--- Start Records to process ---
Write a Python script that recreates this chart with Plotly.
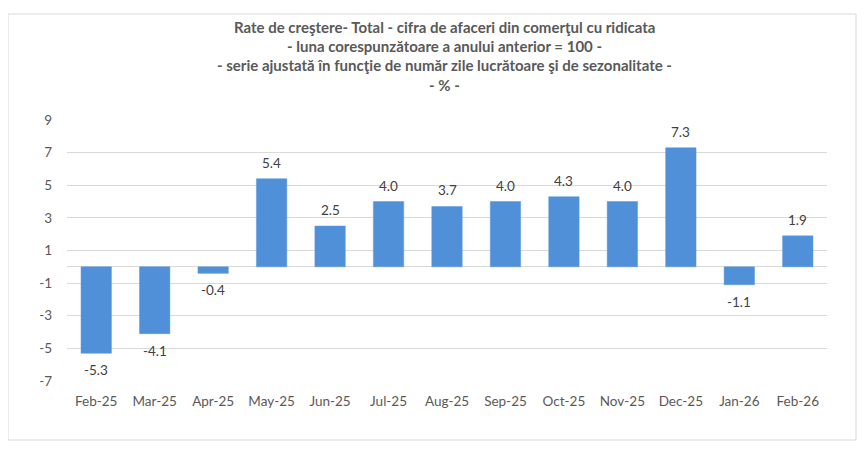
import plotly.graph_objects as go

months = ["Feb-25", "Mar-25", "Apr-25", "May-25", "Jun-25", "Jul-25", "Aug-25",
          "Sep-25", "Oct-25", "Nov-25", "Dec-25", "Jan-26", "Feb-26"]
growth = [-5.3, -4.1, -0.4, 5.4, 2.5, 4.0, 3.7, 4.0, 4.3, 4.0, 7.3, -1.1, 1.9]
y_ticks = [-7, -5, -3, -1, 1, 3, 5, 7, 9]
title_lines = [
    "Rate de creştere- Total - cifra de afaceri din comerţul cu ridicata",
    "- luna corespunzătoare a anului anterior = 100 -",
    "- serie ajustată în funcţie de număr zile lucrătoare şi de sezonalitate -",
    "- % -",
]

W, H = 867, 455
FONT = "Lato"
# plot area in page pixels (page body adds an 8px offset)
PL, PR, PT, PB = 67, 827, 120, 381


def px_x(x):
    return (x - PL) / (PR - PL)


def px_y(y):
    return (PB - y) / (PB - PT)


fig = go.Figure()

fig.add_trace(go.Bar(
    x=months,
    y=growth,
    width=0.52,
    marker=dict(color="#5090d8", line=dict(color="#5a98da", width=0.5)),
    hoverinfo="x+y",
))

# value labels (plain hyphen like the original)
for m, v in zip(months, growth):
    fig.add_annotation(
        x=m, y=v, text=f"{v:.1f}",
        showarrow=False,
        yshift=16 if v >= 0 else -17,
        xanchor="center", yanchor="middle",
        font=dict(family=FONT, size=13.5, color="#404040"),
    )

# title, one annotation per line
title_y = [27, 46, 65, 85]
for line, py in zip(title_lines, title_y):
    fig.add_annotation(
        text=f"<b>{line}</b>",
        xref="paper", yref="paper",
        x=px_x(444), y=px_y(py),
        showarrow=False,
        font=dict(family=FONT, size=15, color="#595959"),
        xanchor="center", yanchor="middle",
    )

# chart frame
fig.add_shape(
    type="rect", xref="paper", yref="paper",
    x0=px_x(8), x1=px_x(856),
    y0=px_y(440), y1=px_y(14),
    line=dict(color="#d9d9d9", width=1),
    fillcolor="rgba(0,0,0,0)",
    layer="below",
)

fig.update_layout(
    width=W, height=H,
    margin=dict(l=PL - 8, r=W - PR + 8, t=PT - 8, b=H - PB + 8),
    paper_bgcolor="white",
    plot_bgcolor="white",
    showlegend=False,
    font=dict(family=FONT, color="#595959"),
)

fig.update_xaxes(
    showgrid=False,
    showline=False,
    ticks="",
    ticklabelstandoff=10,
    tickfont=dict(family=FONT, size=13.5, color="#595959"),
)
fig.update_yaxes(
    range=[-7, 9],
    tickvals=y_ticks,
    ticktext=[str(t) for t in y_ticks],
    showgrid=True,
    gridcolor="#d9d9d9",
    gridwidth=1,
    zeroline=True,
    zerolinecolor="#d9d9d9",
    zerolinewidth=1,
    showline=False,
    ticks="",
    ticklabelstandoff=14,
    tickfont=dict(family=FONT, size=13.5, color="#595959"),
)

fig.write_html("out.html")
--- End Records to process ---
--- Start Records to process ---
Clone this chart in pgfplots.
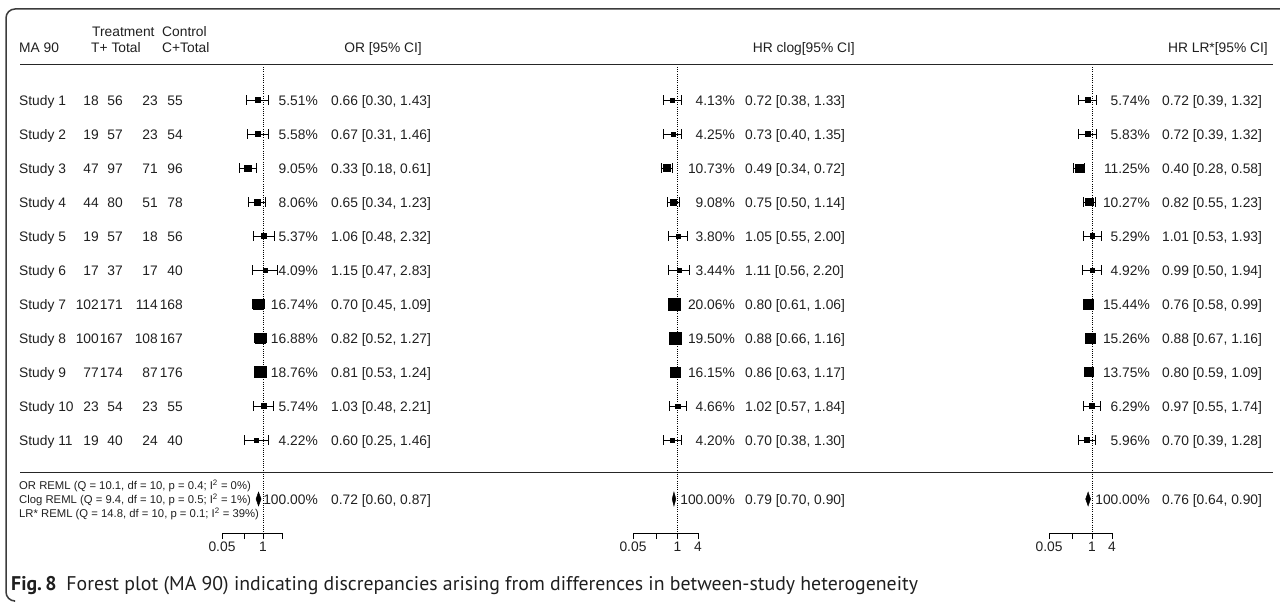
--- End Records to process ---
## Stated problem
Write out the lines running from the one that contains "Write a Python" through the one that contains "import plotly.graph_objects as go", ends included, and nothing else. Pictures stay out of the copy.

## Result of the exercise
Write a Python script that recreates this chart with Plotly.
import plotly.graph_objects as go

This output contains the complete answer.